New to this site, and thought I'd throw up a pic of my weekend warrior

It started life as a 93 S10 2 door blazer, and after about a 10months of hard work it came out of the shop looking as follows
it's currently undergoing some more changes, but as it sits
4.3L
sm465 trans
NP203/Lomax NP205 with a NWF doubler
A completely custom 9" rear with 40spline axle shafts, currie race case etc.
D44 with loaded with Yukon Goods, NWF highsteer 4.56 R&P
dual winches, on board air, the list goes on and on.. back in the shop for a motor swap (94 Vette LT1) and a narrowed D60 front axle and exo cage... anyways it's gets me to all the hard to reach places Vancouver Island has to offer..


----------



## TDunk (Apr 11, 2008)

Sweet ride. All i read was "weekend Warroir" and then the picture of your stock s-10 popped up :monkey: , then i scrolled down. With the SM465 and the 203/205 lomax combo, you ought to be right around 6:1 ratio, i think. Bring on the boulders. I take it since the "tupper ware" container on the back is strapped down so good it must have something valuble in it, like ice cold beverages.


----------



## Redder (Apr 11, 2008)

TDunk said:


> Sweet ride. All i read was "weekend Warroir" and then the picture of your stock s-10 popped up :monkey: , then i scrolled down. With the SM465 and the 203/205 lomax combo, you ought to be right around 6:1 ratio, i think. Bring on the boulders. I take it since the "tupper ware" container on the back is strapped down so good it must have something valuble in it, like ice cold beverages.

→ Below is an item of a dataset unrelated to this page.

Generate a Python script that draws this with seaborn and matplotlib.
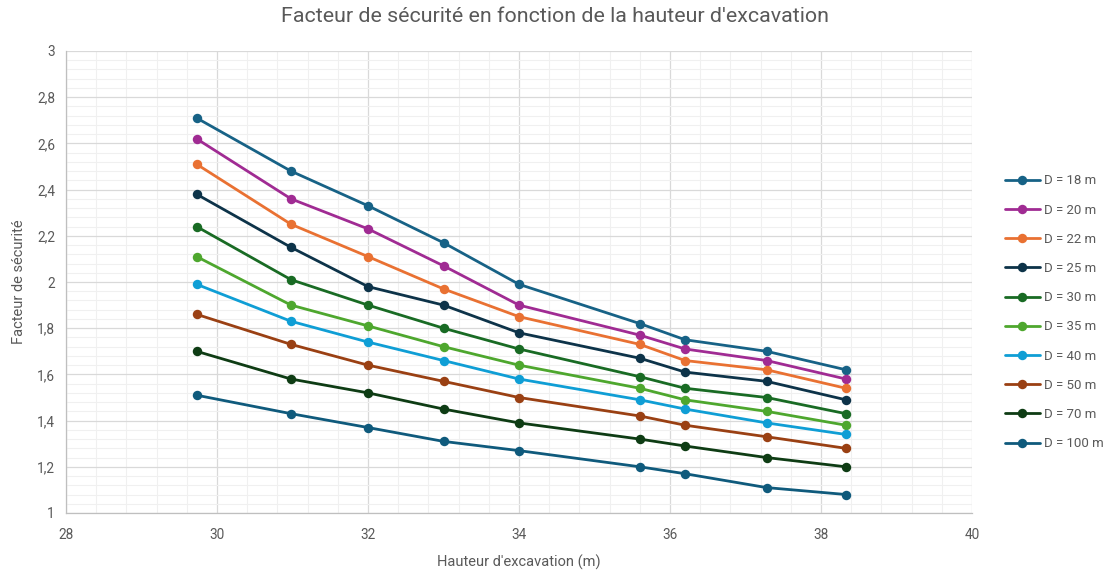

LOL spare toyota parts for the fellas I wheel with... actually that was before the deck/box was finished so all my tools/parts and maybe a few cold ones were in there and yes with 4.56's in the diffs it's 194:1 crawl ratio, but 42's and 5.13's are soon to change that


----------



## Sodbuster (Apr 11, 2008)

Very nice!


----------



## Saucydog (Apr 12, 2008)

Great looking ride!Tha short wheelbase must make that rig a riot in the woods.Nice fab-job.


----------



## RDT (Apr 12, 2008)

Nice trail rig Redder .


----------



## ASD (Apr 12, 2008)

*looks like we have the same idea*


----------